**Recorded data:**
## start

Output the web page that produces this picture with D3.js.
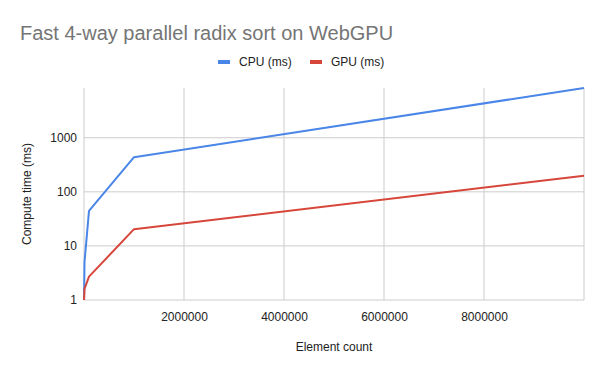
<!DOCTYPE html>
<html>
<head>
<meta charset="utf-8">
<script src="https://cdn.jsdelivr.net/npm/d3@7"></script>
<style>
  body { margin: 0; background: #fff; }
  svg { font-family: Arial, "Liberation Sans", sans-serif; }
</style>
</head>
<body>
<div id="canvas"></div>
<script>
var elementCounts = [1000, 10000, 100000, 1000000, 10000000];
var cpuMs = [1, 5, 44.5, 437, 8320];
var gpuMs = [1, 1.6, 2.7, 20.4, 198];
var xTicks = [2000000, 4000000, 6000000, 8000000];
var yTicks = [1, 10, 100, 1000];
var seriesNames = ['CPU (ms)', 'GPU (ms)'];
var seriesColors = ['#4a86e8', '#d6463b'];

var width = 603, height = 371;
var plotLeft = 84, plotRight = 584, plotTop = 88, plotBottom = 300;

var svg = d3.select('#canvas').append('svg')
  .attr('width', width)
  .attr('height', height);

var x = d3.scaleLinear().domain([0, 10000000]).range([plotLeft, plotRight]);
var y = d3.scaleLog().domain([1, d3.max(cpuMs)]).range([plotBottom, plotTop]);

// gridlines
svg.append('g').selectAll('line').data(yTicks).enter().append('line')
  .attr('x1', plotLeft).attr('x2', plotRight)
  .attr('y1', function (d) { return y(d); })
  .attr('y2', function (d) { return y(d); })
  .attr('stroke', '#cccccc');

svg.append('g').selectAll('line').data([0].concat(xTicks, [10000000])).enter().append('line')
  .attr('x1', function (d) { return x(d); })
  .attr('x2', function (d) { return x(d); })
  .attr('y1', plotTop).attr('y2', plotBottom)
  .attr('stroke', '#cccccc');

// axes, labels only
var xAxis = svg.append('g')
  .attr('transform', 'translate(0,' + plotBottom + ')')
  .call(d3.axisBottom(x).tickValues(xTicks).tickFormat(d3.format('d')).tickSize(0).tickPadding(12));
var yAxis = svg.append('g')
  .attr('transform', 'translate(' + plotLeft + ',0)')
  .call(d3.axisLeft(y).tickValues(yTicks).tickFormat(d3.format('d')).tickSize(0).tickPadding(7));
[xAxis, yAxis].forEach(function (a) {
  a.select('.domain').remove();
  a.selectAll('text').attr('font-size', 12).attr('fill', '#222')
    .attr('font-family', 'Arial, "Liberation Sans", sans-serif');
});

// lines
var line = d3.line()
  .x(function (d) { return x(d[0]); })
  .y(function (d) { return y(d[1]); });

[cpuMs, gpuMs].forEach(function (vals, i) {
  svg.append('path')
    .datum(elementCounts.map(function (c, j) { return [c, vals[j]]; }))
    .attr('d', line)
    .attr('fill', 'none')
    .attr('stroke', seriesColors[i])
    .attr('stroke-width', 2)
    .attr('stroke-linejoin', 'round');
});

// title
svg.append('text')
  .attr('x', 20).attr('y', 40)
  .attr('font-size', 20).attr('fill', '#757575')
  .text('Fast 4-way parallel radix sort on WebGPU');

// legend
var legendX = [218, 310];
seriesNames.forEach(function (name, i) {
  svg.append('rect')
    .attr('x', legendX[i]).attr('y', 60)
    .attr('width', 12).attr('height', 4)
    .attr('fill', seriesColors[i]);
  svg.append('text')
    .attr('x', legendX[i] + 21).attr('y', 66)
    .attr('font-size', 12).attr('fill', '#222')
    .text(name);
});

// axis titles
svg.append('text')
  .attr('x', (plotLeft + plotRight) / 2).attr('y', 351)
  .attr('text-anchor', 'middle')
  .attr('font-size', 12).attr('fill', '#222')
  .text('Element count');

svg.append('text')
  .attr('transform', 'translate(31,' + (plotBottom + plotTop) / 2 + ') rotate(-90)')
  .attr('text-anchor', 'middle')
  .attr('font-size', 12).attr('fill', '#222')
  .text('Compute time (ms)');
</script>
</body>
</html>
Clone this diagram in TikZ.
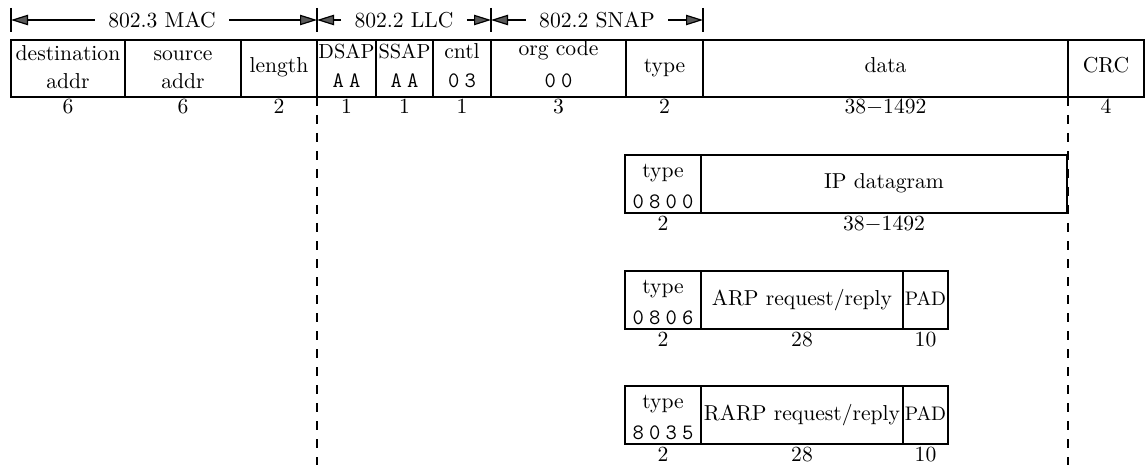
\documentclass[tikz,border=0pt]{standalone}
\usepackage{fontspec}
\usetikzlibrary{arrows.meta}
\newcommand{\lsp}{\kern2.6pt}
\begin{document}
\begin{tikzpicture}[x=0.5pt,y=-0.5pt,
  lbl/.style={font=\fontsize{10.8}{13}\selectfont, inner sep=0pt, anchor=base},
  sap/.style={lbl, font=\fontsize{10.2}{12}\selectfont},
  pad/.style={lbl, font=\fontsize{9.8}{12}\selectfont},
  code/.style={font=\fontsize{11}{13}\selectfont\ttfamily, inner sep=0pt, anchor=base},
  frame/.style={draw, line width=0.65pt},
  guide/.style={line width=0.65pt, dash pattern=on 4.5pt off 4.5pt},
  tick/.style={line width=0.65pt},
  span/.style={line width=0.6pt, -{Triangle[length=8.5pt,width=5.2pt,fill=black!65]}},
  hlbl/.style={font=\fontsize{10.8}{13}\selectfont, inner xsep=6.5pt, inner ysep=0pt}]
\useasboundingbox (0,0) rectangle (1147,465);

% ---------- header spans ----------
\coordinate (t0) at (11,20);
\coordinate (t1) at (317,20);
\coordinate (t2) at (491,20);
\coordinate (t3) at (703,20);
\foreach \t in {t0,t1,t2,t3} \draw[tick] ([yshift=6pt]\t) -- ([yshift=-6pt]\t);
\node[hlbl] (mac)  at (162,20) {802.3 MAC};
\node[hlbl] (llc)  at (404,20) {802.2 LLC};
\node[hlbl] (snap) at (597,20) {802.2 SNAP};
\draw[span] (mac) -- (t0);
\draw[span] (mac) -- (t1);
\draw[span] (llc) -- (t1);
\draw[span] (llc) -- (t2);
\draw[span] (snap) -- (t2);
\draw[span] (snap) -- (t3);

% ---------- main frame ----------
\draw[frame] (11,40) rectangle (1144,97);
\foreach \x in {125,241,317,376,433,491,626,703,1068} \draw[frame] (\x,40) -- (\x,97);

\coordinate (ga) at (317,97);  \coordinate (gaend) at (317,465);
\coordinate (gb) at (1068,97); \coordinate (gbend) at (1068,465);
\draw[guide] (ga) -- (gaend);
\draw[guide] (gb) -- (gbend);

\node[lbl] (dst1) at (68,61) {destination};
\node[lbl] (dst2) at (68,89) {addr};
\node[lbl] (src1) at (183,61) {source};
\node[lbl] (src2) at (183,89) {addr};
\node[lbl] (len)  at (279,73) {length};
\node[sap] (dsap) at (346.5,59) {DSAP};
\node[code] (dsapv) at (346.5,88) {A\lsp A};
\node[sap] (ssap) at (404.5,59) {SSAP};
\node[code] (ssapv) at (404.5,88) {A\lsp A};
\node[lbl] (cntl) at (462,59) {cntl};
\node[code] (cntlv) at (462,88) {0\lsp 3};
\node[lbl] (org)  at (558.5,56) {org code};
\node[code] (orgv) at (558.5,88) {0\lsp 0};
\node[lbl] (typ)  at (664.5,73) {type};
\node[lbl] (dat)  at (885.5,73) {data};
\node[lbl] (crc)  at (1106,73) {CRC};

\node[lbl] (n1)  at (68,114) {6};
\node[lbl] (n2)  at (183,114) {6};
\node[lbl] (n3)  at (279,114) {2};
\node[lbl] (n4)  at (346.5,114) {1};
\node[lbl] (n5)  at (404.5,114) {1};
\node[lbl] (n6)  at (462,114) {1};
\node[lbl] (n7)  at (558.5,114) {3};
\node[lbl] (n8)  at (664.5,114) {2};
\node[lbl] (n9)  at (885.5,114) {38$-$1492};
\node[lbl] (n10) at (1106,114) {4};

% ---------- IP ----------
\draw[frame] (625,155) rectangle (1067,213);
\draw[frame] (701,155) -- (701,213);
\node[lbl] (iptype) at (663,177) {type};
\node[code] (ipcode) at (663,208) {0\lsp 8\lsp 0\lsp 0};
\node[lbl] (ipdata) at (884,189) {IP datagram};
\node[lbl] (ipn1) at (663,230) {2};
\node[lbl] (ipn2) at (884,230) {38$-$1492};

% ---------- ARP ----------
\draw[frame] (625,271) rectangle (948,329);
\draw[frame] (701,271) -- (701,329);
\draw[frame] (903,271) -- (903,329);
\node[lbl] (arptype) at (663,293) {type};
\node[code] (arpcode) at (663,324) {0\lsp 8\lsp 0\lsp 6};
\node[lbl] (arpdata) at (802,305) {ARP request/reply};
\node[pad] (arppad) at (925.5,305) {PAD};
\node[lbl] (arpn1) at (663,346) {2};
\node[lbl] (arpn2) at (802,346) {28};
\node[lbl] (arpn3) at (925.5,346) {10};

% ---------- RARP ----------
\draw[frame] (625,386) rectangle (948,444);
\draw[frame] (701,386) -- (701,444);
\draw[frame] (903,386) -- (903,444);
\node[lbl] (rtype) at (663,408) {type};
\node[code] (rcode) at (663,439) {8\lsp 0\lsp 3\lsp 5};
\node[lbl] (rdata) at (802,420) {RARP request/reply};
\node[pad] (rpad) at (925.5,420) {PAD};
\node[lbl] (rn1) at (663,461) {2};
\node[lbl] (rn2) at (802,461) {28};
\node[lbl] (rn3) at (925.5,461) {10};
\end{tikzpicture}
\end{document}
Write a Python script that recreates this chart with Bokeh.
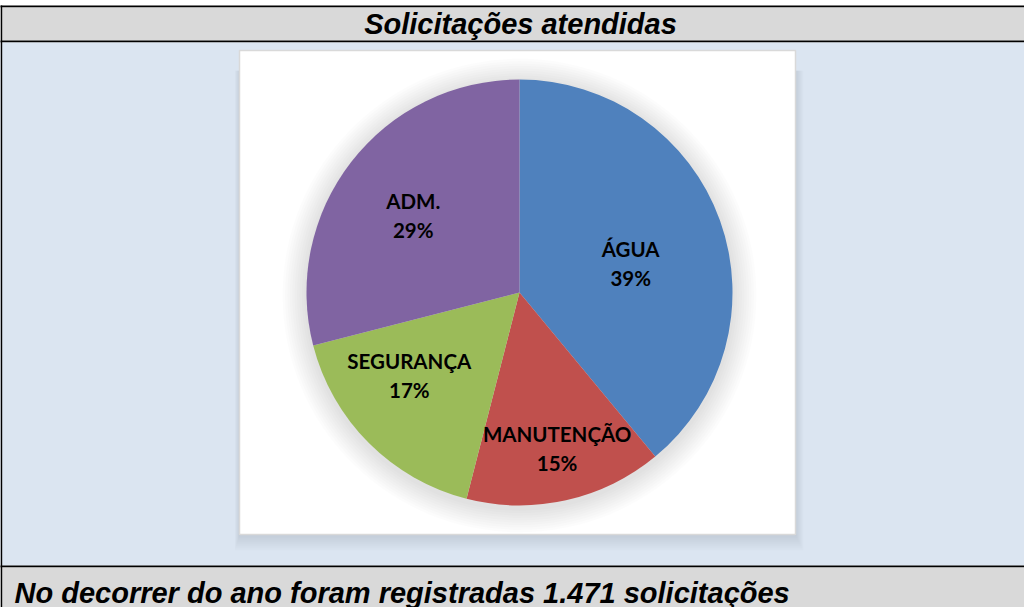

## end

**Instructions for the task:**
Using the records above, gather all lines where the string "with" is present.

**Final result:**
Output the web page that produces this picture with D3.js.
Write a Python script that recreates this chart with Bokeh.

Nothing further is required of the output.